KedaiPena.com – Menanggapi pernyataan, Menteri Koordinator bidang Hukum, Hak Asasi Manusia, Imigrasi, dan Pemasyarakat (Menko Kumham Imipas), Yusril Ihza Mahendra soal upaya untuk mengubah penegakan hukum kasus korupsi dari retributif ke restoratif, Anggota Komisi III DPR RI, Fraksi PKS, M Nasir Djamil menyatakan sebaiknya Menko Yusril perlu lebih hati-hati bicara soal pendekatan restoratif tersebut terhadap pelaku tindak pidana korupsi (Tipikor). Sebab, hal itu menyangkut dengan sensitivitas publik.
“Karena kita tahu indeks persepsi korupsi kita turun. Kemudian korupsi juga masih menjadi musuh bangsa karena masuk dalam kategori extra ordinary crime karena melibatkan kejahatan kerah putih.
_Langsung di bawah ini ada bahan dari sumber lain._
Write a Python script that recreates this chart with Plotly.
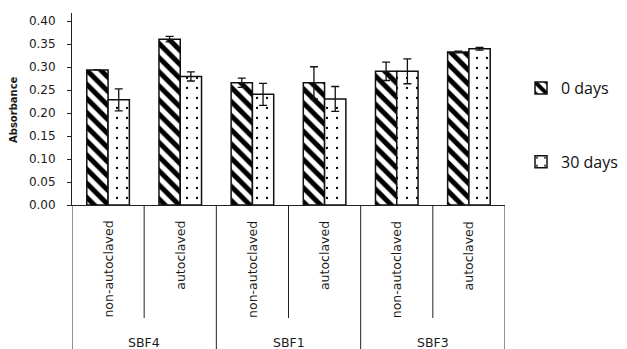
import plotly.graph_objects as go

groups = ["SBF4", "SBF1", "SBF3"]
treatments = ["non-autoclaved", "autoclaved"]
series_names = ["0 days", "30 days"]
days0 = [0.294, 0.361, 0.266, 0.266, 0.291, 0.333]
err0 = [0.0, 0.006, 0.010, 0.035, 0.020, 0.002]
days30 = [0.229, 0.280, 0.241, 0.231, 0.291, 0.340]
err30 = [0.024, 0.010, 0.024, 0.027, 0.027, 0.003]
y_ticks = [0.0, 0.05, 0.10, 0.15, 0.20, 0.25, 0.30, 0.35, 0.40]

cats = [f"{g} {t}" for g in groups for t in treatments]
inner = [t for g in groups for t in treatments]

fig = go.Figure()
fig.add_bar(
    x=cats, y=days0, name=series_names[0], legendgroup="a",
    marker=dict(color="white", line=dict(color="#111", width=1.5),
                pattern=dict(shape="\\", fgcolor="#000", bgcolor="white", size=10,
                             solidity=0.5, fgopacity=1)),
    error_y=dict(type="data", array=err0, color="#111", thickness=1.3, width=4),
)
fig.add_bar(
    x=cats, y=days30, name=series_names[1], legendgroup="b",
    marker=dict(color="white", line=dict(color="#111", width=1.5),
                pattern=dict(shape=".", fgcolor="#000", bgcolor="white", size=10,
                             solidity=0.04, fgopacity=1)),
    error_y=dict(type="data", array=err30, color="#111", thickness=1.3, width=4),
)

# page body adds an 8px offset; screen coords below are compensated
plot_h = 192
def py(px):
    return (205 - px) / plot_h

shapes = []
n = len(cats)
for i in range(n + 1):
    bottom = py(357) if i % 2 == 0 else py(318)
    shapes.append(dict(type="line", xref="x", yref="paper", x0=i - 0.5, x1=i - 0.5,
                       y0=0, y1=bottom, line=dict(color="#222", width=1)))

annotations = []
for i, t in enumerate(inner):
    annotations.append(dict(x=i, xref="x", y=py(219), yref="paper", text=t, textangle=-90,
                            showarrow=False, xanchor="center", yanchor="top",
                            font=dict(family="DejaVu Sans", size=12.5, color="#1a1a1a")))
for j, g in enumerate(groups):
    annotations.append(dict(x=2 * j + 0.5, xref="x", y=py(342), yref="paper", text=g,
                            showarrow=False, xanchor="center", yanchor="middle",
                            font=dict(family="DejaVu Sans", size=12.5, color="#1a1a1a")))
annotations.append(dict(x=(14 - 72) / 433, xref="paper", y=py(110), yref="paper",
                        text="<b>Absorbance</b>", textangle=-90, showarrow=False,
                        xanchor="center", yanchor="middle",
                        font=dict(family="DejaVu Sans", size=10, color="#1a1a1a")))

legend_font = dict(family="Open Sans", size=16, color="#111")
fig.update_layout(
    width=627, height=349,
    margin=dict(l=64, r=130, t=5, b=152, pad=0, autoexpand=False),
    paper_bgcolor="white", plot_bgcolor="white",
    barmode="group", bargap=0.41, bargroupgap=0,
    shapes=shapes, annotations=annotations,
    showlegend=True,
    legend=dict(x=1.037, xanchor="left", y=py(71), yanchor="top", font=legend_font,
                bgcolor="rgba(0,0,0,0)", traceorder="grouped", tracegroupgap=50),
    xaxis=dict(showticklabels=False, ticks="", showline=True, linecolor="#222",
               linewidth=1, showgrid=False, zeroline=False, range=[-0.5, n - 0.5]),
    yaxis=dict(range=[0, 0.418], tickvals=y_ticks, tickformat=".2f", ticks="outside",
               ticklen=4, tickcolor="#222", showline=True, linecolor="#222", linewidth=1,
               showgrid=False, zeroline=False, ticklabelstandoff=9,
               tickfont=dict(family="DejaVu Sans", size=12, color="#1a1a1a")),
)
fig.write_html("out.html")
Korupsi politik, korupsi yudisial,” kata Nasir dalam keterangannya, ditulis Minggu (22/12/2024).
Ia menyatakan, daripada menimbulkan kegaduhan, lebih baik wacana tersebut dihentikan. Sebaliknya, sebelum melangkah ke sana, Nasir menilai banyak hal yang harus diperbaiki, khususnya terkait moralitas pejabat terkait.
“Sebaiknya memang jangan mengumbar hal-hal yang kontraproduktif dalam hal upaya Pak Presiden terkait Tipikor itu. Karena di banyak negara korupsi itu bahkan dihukum mati. China, misalnya. Kita sayang dengan Pak Prabowo. Dengan wacana itu, seolah-olah Pak Prabowo itu dinilai memandang memandang remeh kejahatan tindak pidana korupsi. Padahal, beliau sangat strict terkait kasus korupsi,” tandasnya tegas.
Sebelumnya diberitakan, Menko Kumham Imipas, Yusril pada acara diskusi bertemakan Agenda Pemberantasan Korupsi Kabinet Merah Putih yang digelar secara virtual oleh Forum Insan Cita, pada Minggu (15/12/2024), mengatakan, Indonesia masih memakai pendekatan Kitab Undang-Undang Hukum Pidana (KUHP) era kolonial Belanda dalam paradigma pemberantasan korupsi.
Padahal, lanjut dia, KUHP telah diperbarui dengan UU Nomor 1 Tahun 2023 yang membuka ruang rehabilitasi dalam penegakan hukum pidana. Hanya saja, ruang tersebut belum diakomodir dalam berbagai aturan pemberantasan korupsi.
Untuk itu, pemerintah akan mengubahnya dengan tak hanya menekankan pemenjaraan yang sifatnya balas dendam seperti di KUHP warisan kolonial Belanda, tapi lebih menekankan keadilan kolektif, restoratif, dan rehabilitatif.